The Gators shot 43.3 percent from the floor in the first half, but just 28.6 percent (4 of 14) from 3-point range. Florida missed several wide-open looks.

Murphy was 0 for 5 from the floor in the first half, and 0 for 3 from 3-point range. But Donovan insisted for his 6-foot-10 big man to keep shooting if he had open looks.

“I told him ‘I want you to shoot every time you are open',” Donovan said. “And if I see you not shooting the ball, I'm taking you out of the game. You've got a responsibility to every guy in this room when you shoot the ball, you have to expect it to go in.”

On defense, Murphy was on Crowder for most of the night, holding the Big East Player of the Year to 5-of-15 shooting from the floor.

“I just tried to do whatever I could to help because obviously shots weren't falling for me,” Murphy said.

FREE THROWS: Walker made his 283rd career 3-pointer and is now five shy of Lee Humphrey's school record (288). … Murphy's 10 rebounds were one shy of his career high (11 vs. Presbyterian in 2009). … Beal's 21 points were one point shy of his career-high (22 vs. Wright State and Stetson).


1. Can Florida carry over another strong shooting performance after making 10 3-pointers against Norfolk State?

Florida was just 7 of 27 (25.9 percent) from 3-point range. But fortunately for the Gators, Marquette shot the ball just as poorly from beyond the arc (6 of 21, 28.6 percent).
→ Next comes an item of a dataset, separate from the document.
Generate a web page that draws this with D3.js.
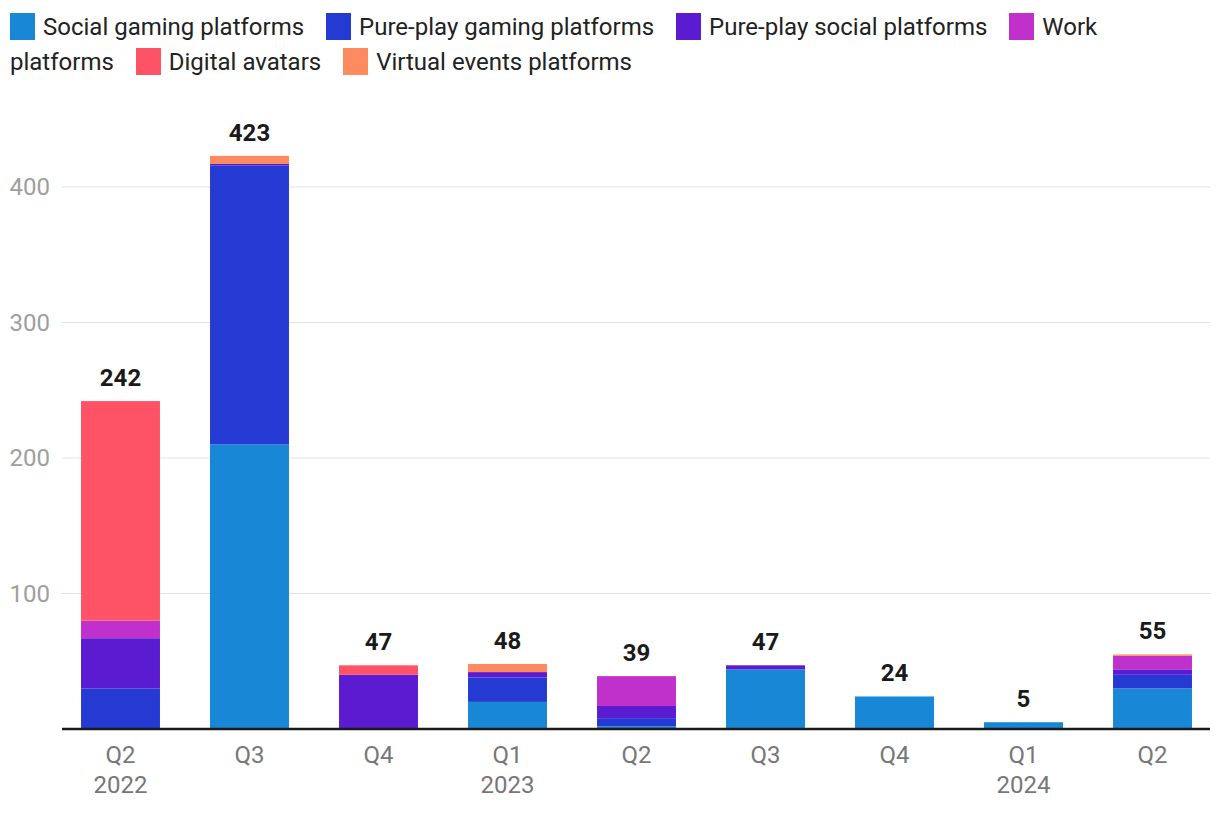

The rims at US Airways Center in Phoenix were tight and many shots spun out.

2. Can Florida keep Marquette senior forward Jae Crowder off the boards and keep Marquette from scoring second-chance points?

Crowder was held to two offensive rebounds (7 total), but Marquette still outscored Florida 15-7 in second-chance points. Florida made up for it by scoring more points off turnovers (14-13) and playing sound perimeter defense.

3. Can another Florida player step up off the bench after Casey Prather (14 points against Virginia) and Mike Rosario (12 points against Norfolk State) had double-digit scoring games off the bench in UF's first two games?

Florida got 11 early points from its bench in a balanced effort. Mike Rosario scored four points, Casey Prather scored four points and Scottie Wilbekin made his only 3-point attempt for 3 points. The bench scored 11 of UF's first 24 points and allowed Florida to overcome its cold-shooting start from 3-point range.